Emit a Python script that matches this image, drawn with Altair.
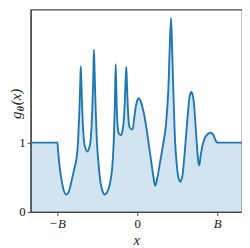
import altair as alt
import pandas as pd

# curve (x in units of B, y = g_theta(x))
x_vals = [-1.33, -1.10, -1.010, -1.000, -0.988, -0.975, -0.957, -0.938, -0.914, -0.889, -0.864, -0.840,
          -0.815, -0.790, -0.765, -0.747, -0.735, -0.722, -0.710, -0.704, -0.698, -0.685,
          -0.673, -0.654, -0.623, -0.593, -0.574, -0.562, -0.549, -0.540, -0.531, -0.519,
          -0.506, -0.494, -0.475, -0.457, -0.432, -0.407, -0.383, -0.358, -0.333, -0.315,
          -0.302, -0.290, -0.278, -0.268, -0.259, -0.247, -0.228, -0.201, -0.179, -0.160,
          -0.146, -0.136, -0.126, -0.111, -0.093, -0.062, -0.037, -0.012, 0.016, 0.043,
          0.068, 0.090, 0.117, 0.148, 0.179, 0.204, 0.226, 0.253, 0.284, 0.321,
          0.349, 0.370, 0.389, 0.405, 0.423, 0.438, 0.451, 0.463, 0.475, 0.494,
          0.515, 0.540, 0.562, 0.586, 0.611, 0.636, 0.658, 0.679, 0.700, 0.722,
          0.741, 0.759, 0.774, 0.796, 0.821, 0.852, 0.889, 0.930, 0.957, 0.981,
          1.000, 1.010, 1.10, 1.31]
y_vals = [1.00, 1.00, 1.00, 1.00, 0.88, 0.72, 0.55, 0.42, 0.30, 0.25, 0.27, 0.35,
          0.47, 0.60, 0.72, 0.88, 1.10, 1.45, 1.90, 2.10, 1.90, 1.45,
          1.15, 0.95, 0.87, 0.95, 1.15, 1.45, 1.90, 2.34, 2.00, 1.50,
          1.10, 0.85, 0.60, 0.42, 0.30, 0.25, 0.27, 0.33, 0.45, 0.60,
          0.80, 1.10, 1.60, 2.13, 1.70, 1.30, 1.13, 1.11, 1.20, 1.45,
          1.85, 2.09, 1.80, 1.40, 1.22, 1.19, 1.35, 1.55, 1.64, 1.60,
          1.50, 1.39, 1.20, 0.95, 0.70, 0.50, 0.375, 0.50, 0.70, 0.95,
          1.15, 1.40, 1.75, 2.30, 2.80, 2.30, 1.80, 1.35, 1.00, 0.70,
          0.50, 0.435, 0.50, 0.75, 1.10, 1.45, 1.68, 1.73, 1.65, 1.38,
          1.05, 0.78, 0.67, 0.83, 0.98, 1.08, 1.13, 1.14, 1.10, 1.03,
          1.00, 1.00, 1.00, 1.00]

x_ticks = [-1, 0, 1]
x_tick_labels = ["\u2212B", "0", "B"]
y_ticks = [0, 1]
y_title_parts = ["g", "\u03b8", "(x)"]

df = pd.DataFrame({"x": x_vals, "y": y_vals})

FONT = "Liberation Serif"
BLUE = "#1f77b4"
TXT = "#222"

label_expr = "datum.value == -1 ? '%s' : (datum.value == 1 ? '%s' : '%s')" % (
    x_tick_labels[0], x_tick_labels[2], x_tick_labels[1])

x_enc = alt.X("x:Q",
              scale=alt.Scale(domain=[-1.33, 1.31], nice=False, zero=False),
              axis=alt.Axis(values=x_ticks, labelExpr=label_expr, title="x",
                            titleFontStyle="italic", titleFontWeight="normal",
                            titleFontSize=15, titlePadding=2,
                            labelFontStyle={"condition": {"test": "datum.value == 0", "value": "normal"}, "value": "italic"}))
y_enc = alt.Y("y:Q",
              scale=alt.Scale(domain=[0, 2.92], nice=False),
              axis=alt.Axis(values=y_ticks, format="d", title=None))

base = alt.Chart(df)
area = base.mark_area(color=BLUE, opacity=0.2, interpolate="catmull-rom").encode(x=x_enc, y=y_enc)
line = base.mark_line(color=BLUE, strokeWidth=1.9, interpolate="catmull-rom").encode(x="x:Q", y="y:Q")

# y-axis title g_theta(x), built from pieces (subscript theta)
t_g = alt.Chart(pd.DataFrame({"t": [y_title_parts[0]]})).mark_text(
    angle=270, align="left", baseline="alphabetic", font=FONT, fontSize=15,
    fontStyle="italic", color=TXT).encode(x=alt.value(-10), y=alt.value(111), text="t:N")
t_th = alt.Chart(pd.DataFrame({"t": [y_title_parts[1]]})).mark_text(
    angle=270, align="left", baseline="alphabetic", font=FONT, fontSize=10,
    fontStyle="italic", fontWeight="bold", color=TXT).encode(x=alt.value(-7), y=alt.value(103), text="t:N")
t_x = alt.Chart(pd.DataFrame({"t": [y_title_parts[2]]})).mark_text(
    angle=270, align="left", baseline="alphabetic", font=FONT, fontSize=15,
    fontStyle="italic", color=TXT).encode(x=alt.value(-10), y=alt.value(97), text="t:N")

chart = alt.layer(area, line, t_g, t_th, t_x).properties(
    width=214, height=205,
    autosize=alt.AutoSizeParams(type="none"),
    padding={"left": 23, "top": 0, "right": 0, "bottom": 35},
).configure_view(
    stroke="#444", strokeWidth=1.2
).configure_axis(
    grid=False, domainColor="#444", domainWidth=1.2, tickColor="#444", tickSize=3.5,
    tickWidth=1, labelFont=FONT, titleFont=FONT, labelFontSize=13, labelColor=TXT,
    titleColor=TXT, labelPadding=2
)

chart.save("out.html", embed_options={"renderer": "svg", "actions": False})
---
Copy out each line word for word, please, skipping the images.

• _RESPONSE TO THE TASK_
Emit a Python script that matches this image, drawn with Altair.
import altair as alt
import pandas as pd

# curve (x in units of B, y = g_theta(x))
x_vals = [-1.33, -1.10, -1.010, -1.000, -0.988, -0.975, -0.957, -0.938, -0.914, -0.889, -0.864, -0.840,
          -0.815, -0.790, -0.765, -0.747, -0.735, -0.722, -0.710, -0.704, -0.698, -0.685,
          -0.673, -0.654, -0.623, -0.593, -0.574, -0.562, -0.549, -0.540, -0.531, -0.519,
          -0.506, -0.494, -0.475, -0.457, -0.432, -0.407, -0.383, -0.358, -0.333, -0.315,
          -0.302, -0.290, -0.278, -0.268, -0.259, -0.247, -0.228, -0.201, -0.179, -0.160,
          -0.146, -0.136, -0.126, -0.111, -0.093, -0.062, -0.037, -0.012, 0.016, 0.043,
          0.068, 0.090, 0.117, 0.148, 0.179, 0.204, 0.226, 0.253, 0.284, 0.321,
          0.349, 0.370, 0.389, 0.405, 0.423, 0.438, 0.451, 0.463, 0.475, 0.494,
          0.515, 0.540, 0.562, 0.586, 0.611, 0.636, 0.658, 0.679, 0.700, 0.722,
          0.741, 0.759, 0.774, 0.796, 0.821, 0.852, 0.889, 0.930, 0.957, 0.981,
          1.000, 1.010, 1.10, 1.31]
y_vals = [1.00, 1.00, 1.00, 1.00, 0.88, 0.72, 0.55, 0.42, 0.30, 0.25, 0.27, 0.35,
          0.47, 0.60, 0.72, 0.88, 1.10, 1.45, 1.90, 2.10, 1.90, 1.45,
          1.15, 0.95, 0.87, 0.95, 1.15, 1.45, 1.90, 2.34, 2.00, 1.50,
          1.10, 0.85, 0.60, 0.42, 0.30, 0.25, 0.27, 0.33, 0.45, 0.60,
          0.80, 1.10, 1.60, 2.13, 1.70, 1.30, 1.13, 1.11, 1.20, 1.45,
          1.85, 2.09, 1.80, 1.40, 1.22, 1.19, 1.35, 1.55, 1.64, 1.60,
          1.50, 1.39, 1.20, 0.95, 0.70, 0.50, 0.375, 0.50, 0.70, 0.95,
          1.15, 1.40, 1.75, 2.30, 2.80, 2.30, 1.80, 1.35, 1.00, 0.70,
          0.50, 0.435, 0.50, 0.75, 1.10, 1.45, 1.68, 1.73, 1.65, 1.38,
          1.05, 0.78, 0.67, 0.83, 0.98, 1.08, 1.13, 1.14, 1.10, 1.03,
          1.00, 1.00, 1.00, 1.00]

x_ticks = [-1, 0, 1]
x_tick_labels = ["\u2212B", "0", "B"]
y_ticks = [0, 1]
y_title_parts = ["g", "\u03b8", "(x)"]

df = pd.DataFrame({"x": x_vals, "y": y_vals})

FONT = "Liberation Serif"
BLUE = "#1f77b4"
TXT = "#222"

label_expr = "datum.value == -1 ? '%s' : (datum.value == 1 ? '%s' : '%s')" % (
    x_tick_labels[0], x_tick_labels[2], x_tick_labels[1])

x_enc = alt.X("x:Q",
              scale=alt.Scale(domain=[-1.33, 1.31], nice=False, zero=False),
              axis=alt.Axis(values=x_ticks, labelExpr=label_expr, title="x",
                            titleFontStyle="italic", titleFontWeight="normal",
                            titleFontSize=15, titlePadding=2,
                            labelFontStyle={"condition": {"test": "datum.value == 0", "value": "normal"}, "value": "italic"}))
y_enc = alt.Y("y:Q",
              scale=alt.Scale(domain=[0, 2.92], nice=False),
              axis=alt.Axis(values=y_ticks, format="d", title=None))

base = alt.Chart(df)
area = base.mark_area(color=BLUE, opacity=0.2, interpolate="catmull-rom").encode(x=x_enc, y=y_enc)
line = base.mark_line(color=BLUE, strokeWidth=1.9, interpolate="catmull-rom").encode(x="x:Q", y="y:Q")

# y-axis title g_theta(x), built from pieces (subscript theta)
t_g = alt.Chart(pd.DataFrame({"t": [y_title_parts[0]]})).mark_text(
    angle=270, align="left", baseline="alphabetic", font=FONT, fontSize=15,
    fontStyle="italic", color=TXT).encode(x=alt.value(-10), y=alt.value(111), text="t:N")
t_th = alt.Chart(pd.DataFrame({"t": [y_title_parts[1]]})).mark_text(
    angle=270, align="left", baseline="alphabetic", font=FONT, fontSize=10,
    fontStyle="italic", fontWeight="bold", color=TXT).encode(x=alt.value(-7), y=alt.value(103), text="t:N")
t_x = alt.Chart(pd.DataFrame({"t": [y_title_parts[2]]})).mark_text(
    angle=270, align="left", baseline="alphabetic", font=FONT, fontSize=15,
    fontStyle="italic", color=TXT).encode(x=alt.value(-10), y=alt.value(97), text="t:N")

chart = alt.layer(area, line, t_g, t_th, t_x).properties(
    width=214, height=205,
    autosize=alt.AutoSizeParams(type="none"),
    padding={"left": 23, "top": 0, "right": 0, "bottom": 35},
).configure_view(
    stroke="#444", strokeWidth=1.2
).configure_axis(
    grid=False, domainColor="#444", domainWidth=1.2, tickColor="#444", tickSize=3.5,
    tickWidth=1, labelFont=FONT, titleFont=FONT, labelFontSize=13, labelColor=TXT,
    titleColor=TXT, labelPadding=2
)

chart.save("out.html", embed_options={"renderer": "svg", "actions": False})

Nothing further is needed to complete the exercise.